Excerpts from Ray's The Lusty Men (1952) and his unfinished final work We Can't Go Home Again are featured. The sequence with the former excerpt was shot at Vassar College, at which Ray presented the film and then gave a lecture, which itself is excerpted.

Ray appears in a minor role in Wenders' film The American Friend. Wenders' science fiction film Until the End of the World is named for the last spoken words in Ray's 1961 Biblical epic film King of Kings.

The crew is extensively seen onscreen. Jim Jarmusch, Ray's personal assistant at the time — and later a notable filmmaker in his own right — can be briefly glimpsed sitting at an editing console.

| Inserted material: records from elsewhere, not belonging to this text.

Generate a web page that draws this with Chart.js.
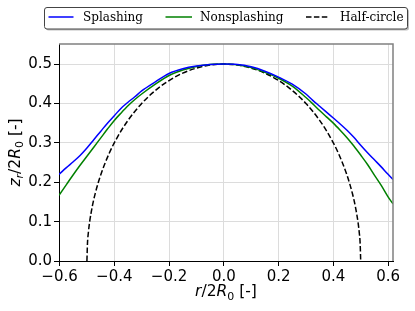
<!DOCTYPE html>
<html>
<head>
<meta charset="utf-8">
<script src="https://cdn.jsdelivr.net/npm/chart.js@4.4.0/dist/chart.umd.min.js"></script>
<style>
  html, body { margin: 0; padding: 0; background: #fff; }
</style>
</head>
<body>
<canvas id="myChart" width="415" height="311"></canvas>
<script>
// radial position r/2R0 shared by the two measured profiles
const rGrid = [-0.602, -0.575, -0.55, -0.525, -0.5, -0.475, -0.45, -0.425, -0.4, -0.375, -0.35, -0.325, -0.3,
	-0.25, -0.2, -0.15, -0.1, -0.05, 0, 0.05, 0.1, 0.15, 0.2, 0.25, 0.3, 0.325, 0.35, 0.375, 0.4, 0.425,
	0.45, 0.475, 0.5, 0.525, 0.55, 0.575, 0.6, 0.618];
const splashZ = [0.220, 0.237, 0.252, 0.268, 0.287, 0.308, 0.329, 0.350, 0.369, 0.388, 0.403, 0.417, 0.432,
	0.455, 0.476, 0.488, 0.495, 0.499, 0.500, 0.499, 0.493, 0.482, 0.467, 0.449, 0.424, 0.408, 0.393, 0.378, 0.363, 0.348,
	0.332, 0.314, 0.294, 0.275, 0.257, 0.239, 0.220, 0.207];
const nonsplashZ = [0.167, 0.194, 0.219, 0.243, 0.266, 0.289, 0.312, 0.335, 0.357, 0.376, 0.394, 0.410, 0.424,
	0.449, 0.471, 0.485, 0.494, 0.499, 0.500, 0.498, 0.491, 0.479, 0.464, 0.444, 0.415, 0.399, 0.382, 0.366, 0.350, 0.332,
	0.313, 0.292, 0.269, 0.245, 0.218, 0.192, 0.163, 0.145];

// reference half-circle
const circleR = [-0.5, -0.498, -0.495, -0.49, -0.48, -0.47, -0.45, -0.42, -0.39, -0.35, -0.3, -0.25, -0.2, -0.15, -0.1, -0.05, 0,
	0.05, 0.1, 0.15, 0.2, 0.25, 0.3, 0.35, 0.39, 0.42, 0.45, 0.47, 0.48, 0.49, 0.495, 0.498, 0.5];
const circleZ = [0, 0.0447, 0.0705, 0.0995, 0.140, 0.1706, 0.2179, 0.2713, 0.3129, 0.3571, 0.400, 0.4330, 0.4583, 0.4770, 0.4899, 0.4975, 0.500,
	0.4975, 0.4899, 0.4770, 0.4583, 0.4330, 0.400, 0.3571, 0.3129, 0.2713, 0.2179, 0.1706, 0.140, 0.0995, 0.0705, 0.0447, 0];

const seriesNames = ['Splashing', 'Nonsplashing', 'Half-circle'];
const xTicks = [-0.6, -0.4, -0.2, 0, 0.2, 0.4, 0.6];
const yTicks = [0, 0.1, 0.2, 0.3, 0.4, 0.5];

// axis titles as [text, style] pieces (i = italic, s = subscript)
const xTitle = [['r', 'i'], ['/2', ''], ['R', 'i'], ['0', 's'], [' [-]', '']];
const yTitle = [['z', 'i'], ['r', 'is'], ['/2', ''], ['R', 'i'], ['0', 's'], [' [-]', '']];

const ctx = document.getElementById('myChart');

function pts(xs, ys) {
	return xs.map((x, i) => ({ x: x, y: ys[i] }));
}

function fmt(v) {
	return Number(v).toFixed(1).replace('-', '\u2212');
}

function fontFor(style) {
	const size = style.includes('s') ? 11 : 15.5;
	return (style.includes('i') ? 'italic ' : '') + size + 'px "DejaVu Sans"';
}

function drawRich(c, parts, x, y, angle) {
	c.save();
	c.translate(x, y);
	c.rotate(angle);
	c.fillStyle = '#000';
	c.textBaseline = 'alphabetic';
	c.textAlign = 'left';
	let total = 0;
	parts.forEach(p => { c.font = fontFor(p[1]); total += c.measureText(p[0]).width; });
	let cx = -total / 2;
	parts.forEach(p => {
		c.font = fontFor(p[1]);
		c.fillText(p[0], cx, p[1].includes('s') ? 3.5 : 0);
		cx += c.measureText(p[0]).width;
	});
	c.restore();
}

const extras = {
	id: 'extras',
	afterDatasetsDraw(chart) {
		const c = chart.ctx;
		const a = chart.chartArea;
		c.save();
		// top / right frame
		c.strokeStyle = '#808080';
		c.lineWidth = 1.5;
		c.beginPath();
		c.moveTo(a.left, a.top);
		c.lineTo(a.right, a.top);
		c.lineTo(a.right, a.bottom);
		c.stroke();
		c.restore();
	},
	afterDraw(chart) {
		const c = chart.ctx;
		const a = chart.chartArea;
		drawRich(c, xTitle, (a.left + a.right) / 2, 296, 0);
		drawRich(c, yTitle, 19.5, (a.top + a.bottom) / 2, -Math.PI / 2);

		// legend box
		c.save();
		c.fillStyle = 'rgba(0,0,0,0.25)';
		c.beginPath();
		c.roundRect(46, 9, 363, 21.5, 2.5);
		c.fill();
		c.fillStyle = '#fff';
		c.strokeStyle = '#444';
		c.lineWidth = 1;
		c.beginPath();
		c.roundRect(44.5, 7.5, 363, 21.5, 2.5);
		c.fill();
		c.stroke();

		const lineX = [48.5, 165.5, 306];
		const lineLen = [25, 26.5, 23];
		const textX = [83, 200, 340];
		c.font = '12px "DejaVu Serif"';
		c.textBaseline = 'alphabetic';
		chart.data.datasets.forEach((ds, i) => {
			c.strokeStyle = ds.borderColor;
			c.lineWidth = ds.borderWidth;
			c.setLineDash(ds.borderDash || []);
			c.beginPath();
			c.moveTo(lineX[i], 17);
			c.lineTo(lineX[i] + lineLen[i], 17);
			c.stroke();
			c.setLineDash([]);
			c.fillStyle = '#000';
			c.fillText(ds.label, textX[i], 21);
		});
		c.restore();
	}
};

new Chart(ctx, {
	type: 'line',
	data: {
		datasets: [{
			label: seriesNames[0],
			data: pts(rGrid, splashZ),
			borderColor: '#0000ff',
			borderWidth: 1.5,
			cubicInterpolationMode: 'monotone',
			pointRadius: 0
		}, {
			label: seriesNames[1],
			data: pts(rGrid, nonsplashZ),
			borderColor: '#008000',
			borderWidth: 1.5,
			cubicInterpolationMode: 'monotone',
			pointRadius: 0
		}, {
			label: seriesNames[2],
			data: pts(circleR, circleZ),
			borderColor: '#000000',
			borderWidth: 1.5,
			borderDash: [5.5, 2.4],
			cubicInterpolationMode: 'monotone',
			pointRadius: 0
		}]
	},
	options: {
		responsive: false,
		animation: false,
		devicePixelRatio: 1,
		layout: { padding: { top: 44, right: 22, left: 0, bottom: 0 } },
		plugins: {
			legend: { display: false },
			tooltip: { enabled: false }
		},
		scales: {
			x: {
				type: 'linear',
				min: -0.602,
				max: 0.618,
				afterBuildTicks: s => { s.ticks = xTicks.map(v => ({ value: v })); },
				afterFit: s => { s.height = 50; s.paddingLeft = 0; s.paddingRight = 0; },
				ticks: {
					callback: v => fmt(v),
					font: { family: 'DejaVu Sans', size: 15 },
					color: '#000',
					padding: 2,
					maxRotation: 0,
					autoSkip: false
				},
				grid: { color: '#dcdcdc', tickColor: '#000', tickLength: 5 },
				border: { color: '#000', width: 1 }
			},
			y: {
				min: 0,
				max: 0.551,
				afterBuildTicks: s => { s.ticks = yTicks.map(v => ({ value: v })); },
				afterFit: s => { s.width = 59; s.paddingTop = 0; s.paddingBottom = 0; },
				ticks: {
					callback: v => fmt(v),
					font: { family: 'DejaVu Sans', size: 15 },
					color: '#000',
					padding: 2,
					autoSkip: false
				},
				grid: { color: '#dcdcdc', tickColor: '#000', tickLength: 5 },
				border: { color: '#000', width: 1 }
			}
		}
	},
	plugins: [extras]
});
</script>
</body>
</html>
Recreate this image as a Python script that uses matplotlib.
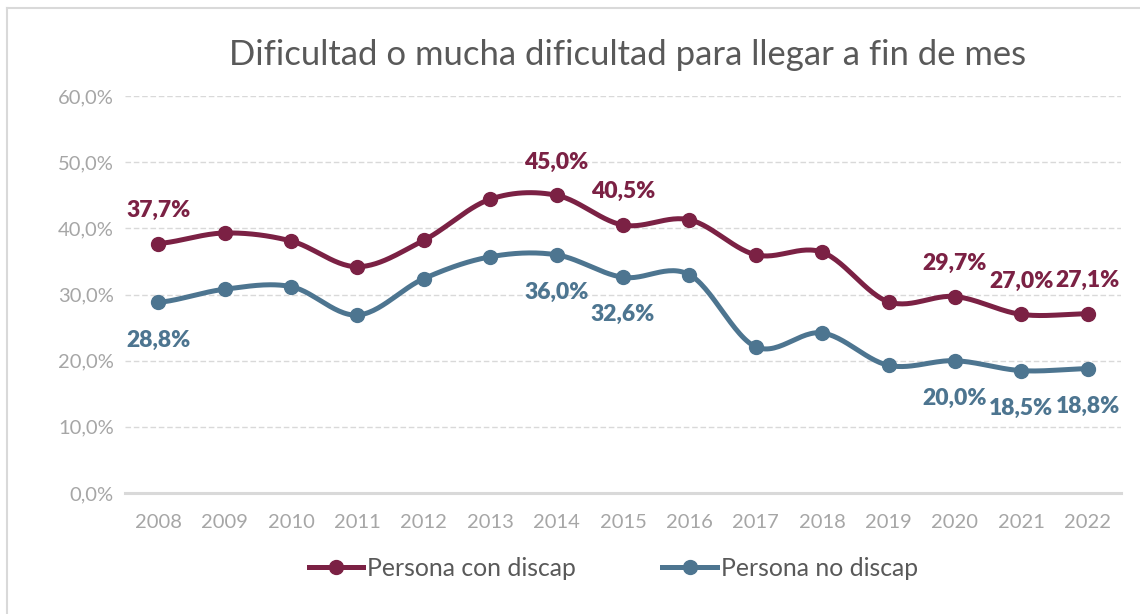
import numpy as np
import matplotlib.pyplot as plt
from matplotlib.lines import Line2D

years = ["2008", "2009", "2010", "2011", "2012", "2013", "2014", "2015",
         "2016", "2017", "2018", "2019", "2020", "2021", "2022"]
con_discap = [37.7, 39.3, 38.1, 34.2, 38.2, 44.4, 45.0, 40.5,
              41.3, 36.0, 36.4, 28.9, 29.7, 27.0, 27.1]
no_discap = [28.8, 30.8, 31.2, 26.9, 32.4, 35.7, 36.0, 32.6,
             33.0, 22.1, 24.2, 19.3, 20.0, 18.5, 18.8]
labelled = ["2008", "2014", "2015", "2020", "2021", "2022"]

red = "#7B2144"
blue = "#4D7590"
plt.rcParams['font.family'] = ['Lato', 'DejaVu Sans']


def smooth(y, n=30):
    # Excel-style smoothed line (Catmull-Rom through the points)
    y = np.asarray(y, dtype=float)
    x = np.arange(len(y), dtype=float)
    xs, ys = [], []
    for i in range(len(y) - 1):
        p0 = y[i - 1] if i > 0 else y[i]
        p3 = y[i + 2] if i + 2 < len(y) else y[i + 1]
        p1, p2 = y[i], y[i + 1]
        c1 = p1 + (p2 - p0) / 6
        c2 = p2 - (p3 - p1) / 6
        t = np.linspace(0, 1, n)
        ys.append((1 - t) ** 3 * p1 + 3 * (1 - t) ** 2 * t * c1 + 3 * (1 - t) * t ** 2 * c2 + t ** 3 * p2)
        xs.append(x[i] + t)
    return np.concatenate(xs), np.concatenate(ys)


fig = plt.figure(figsize=(11.4, 6.14), dpi=100)
ax = fig.add_axes([0.1096, 0.197, 0.8737, 0.6466])

x = np.arange(len(years))
for vals, col, off in [(con_discap, red, 24), (no_discap, blue, -27)]:
    sx, sy = smooth(vals)
    ax.plot(sx, sy, color=col, lw=3.6, solid_capstyle='round', zorder=3)
    ax.plot(x, vals, 'o', color=col, ms=10, zorder=4)
    for i, yr in enumerate(years):
        if yr in labelled:
            ax.annotate(f"{vals[i]:.1f}%".replace(".", ","), (i, vals[i]),
                        xytext=(0, off), textcoords='offset points',
                        ha='center', va='center', fontsize=16.5,
                        fontweight='heavy', color=col, zorder=5)

ax.set_xlim(-0.5, len(years) - 0.5)
ax.set_ylim(0, 60)
ax.set_xticks(x)
ax.set_xticklabels(years)
ax.set_yticks(range(0, 61, 10))
ax.set_yticklabels([f"{v},0%" for v in range(0, 61, 10)])
ax.tick_params(length=0, labelsize=14.5, colors="#A6A6A6")
ax.tick_params(axis='y', pad=8)
ax.tick_params(axis='x', pad=15)
ax.grid(axis='y', color="#D9D9D9", lw=1, ls=(0, (4, 2)))
ax.set_axisbelow(True)
for s in ['top', 'right', 'left']:
    ax.spines[s].set_visible(False)
ax.spines['bottom'].set_color("#D9D9D9")
ax.spines['bottom'].set_linewidth(2.2)

fig.text(0.5505, 0.91, "Dificultad o mucha dificultad para llegar a fin de mes",
         ha='center', va='center', fontsize=24.9, color="#595959")

handles = [Line2D([], [], color=red, lw=3.6, marker='o', ms=10),
           Line2D([], [], color=blue, lw=3.6, marker='o', ms=10)]
fig.legend(handles, ["Persona con discap", "Persona no discap"],
           loc='center', bbox_to_anchor=(0.538, 0.074), ncol=2, frameon=False,
           fontsize=17.8, labelcolor="#595959", handlelength=2.2,
           handletextpad=0.15, columnspacing=3.5)

# chart border (top and left visible)
fig.add_artist(Line2D([7 / 1140, 1], [1 - 7.5 / 614] * 2, color="#D9D9D9", lw=1.5))
fig.add_artist(Line2D([7 / 1140] * 2, [0, 1 - 7.5 / 614], color="#D9D9D9", lw=1.5))

fig.savefig("out.png", dpi=100)
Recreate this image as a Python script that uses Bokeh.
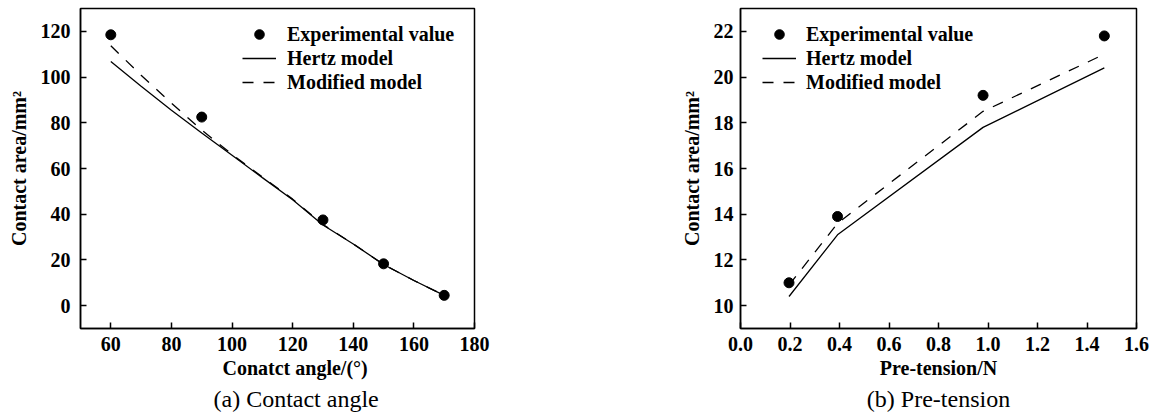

When Wenders goes to Vassar to attend a lecture, a brief one-man performance is seen onstage, Franz Kafka's "A Report to an Academy", about an ape who becomes a man.

==Cast==
- Gerry Bamman as Self
- Ronee Blakley as Self
- Pierre Cottrell as Self
- Stefan Czapsky as Self
- Mitch Dubin as Self
- Tom Farrell as Self

== Production ==
After Ray's death, editor Peter Przygodda edited a 116-minute version without Wenders's involvement that played Out of Competition at the 1980 Cannes Film Festival. Wenders was dissatisfied with this version, and he re-edited the film with Przygodda to create a shorter director's cut.

The American filmmaker Jon Jost, who worked on the project at an early stage, wrote that Ray was suffering from severe mental decline during the production, accusing Wenders and Ray's widow Susan of making Ray work beyond his physical capacity.